Kuh, Anton
KUH, ANTON
KUH, ANTON (1890–1941), German journalist and essayist. Coming from a Prague Jewish family of journalists – his grandfather David Kuh was the founder of the Tagesboten in Boehmen, his father, Emil Kuh, the chief of the Neue Wiener Tagblatt – Kuh began his career as a journalist in 1912. From then on, living in Vienna, Prague, and (after 1925) Berlin, he wrote more than 1,000 critical and satirical articles, essays, and reviews on cultural and political issues for many German papers such as the Prager Tagblatt (1912–37), Der Friede (1918–19), Das Tagebuch (1922–26), Die Stunde (1923–26), Der Querschnitt (1924–33), Die Weltbuehne (1928–32), Die Neue Weltbühne (1934–38), and, after emigrating to New York, Der Aufbau (1939–41). Some of his articles were collected in the volumes Von Goethe abwärts (1922), Der unsterbliche Oesterreicher (1931), and Physiognomik (1931), and more recently in Luftlinien (ed. R.Greuner, 1981), Zeitgeist im Literatur-Café (ed. U. Lehner, 1983), and Sekundentriumph und Katzenjammer (ed. T. Krischke, 1994). Kuh also made himself known for his controversial contribution to the debate on Judaism in speeches, which he made between 1918 and 1920 in Prague, Bruenn, and Berlin (published under the title Juden und Deutsche, 1921). Criticizing at the same time assimilation and Zionism as ultimately non-Jewish concepts, Kuh defended the Diaspora as offering a free, non-bourgeois, and genuinely Jewish mode of existence.
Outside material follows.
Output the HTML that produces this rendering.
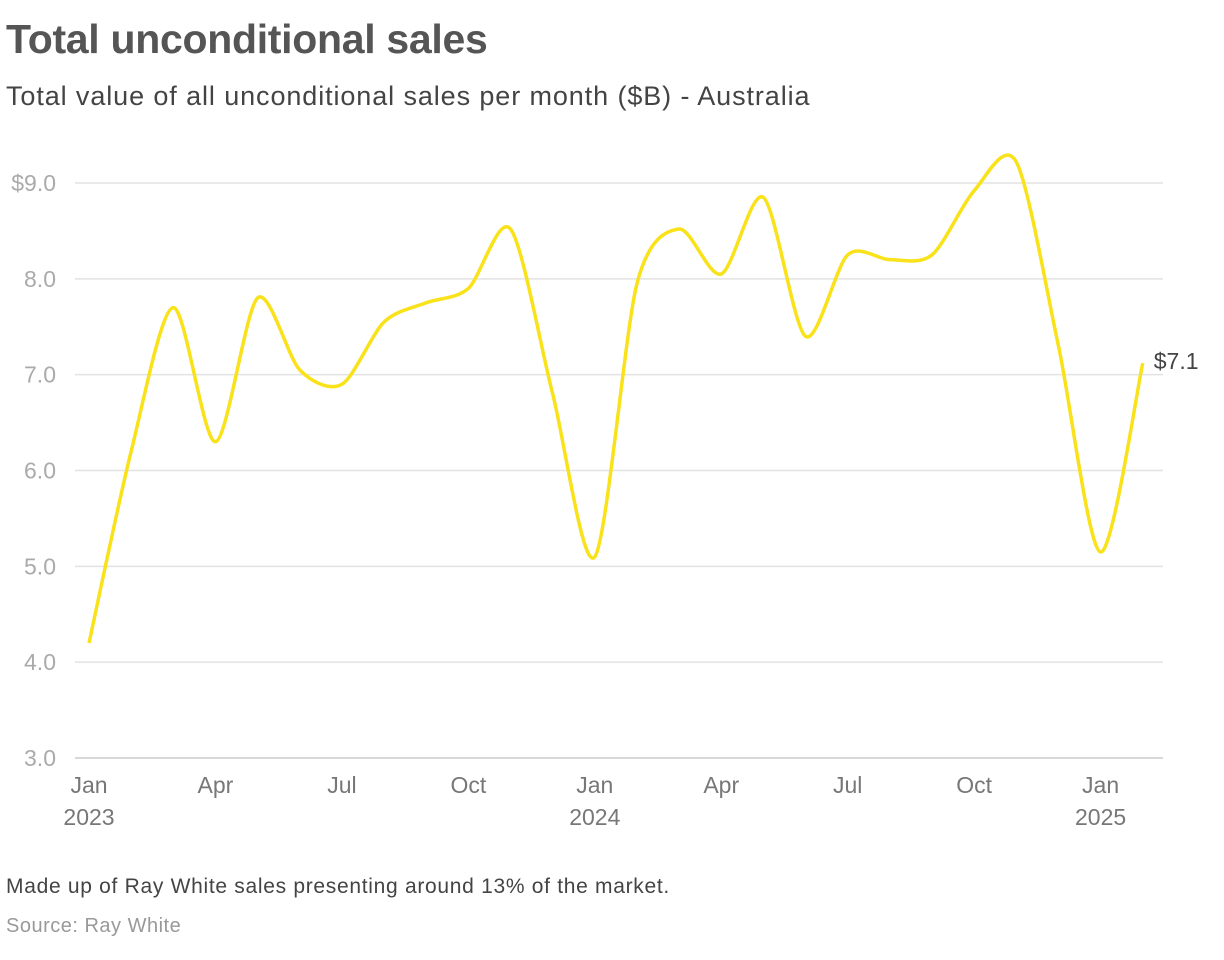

He negated the institutions of family, state, and religion, using arguments from the psychoanalyst Otto Gross and the anarchist Krapotkin as well as from Nietzsche and Boerne, a selection of whose writings he edited (Boerne der Zeitgenosse, 1922). Already attacked for Juden und Deutsche (among others by Max *Brod, Robert *Weltsch, Berthold Viertel, and Johannes Urzidil), Kuh was involved in another debate with Karl *Kraus, whom he criticized in a speech in October 1925 (published under the title Der Affe Zarathustras, 1925). In 1933, Kuh returned to Vienna, and in 1938 went to Prague and New York, writing mostly against the Nazi ideology until his death of a heart attack.
bibliography:
U. Lehner, in: J. Spalek (ed.), Deutschsprachige Exilliteratur seit 1933, vol. 4 (1994), 1019–49; A. Kilcher, Juden und Deutsche (2003), 7–65.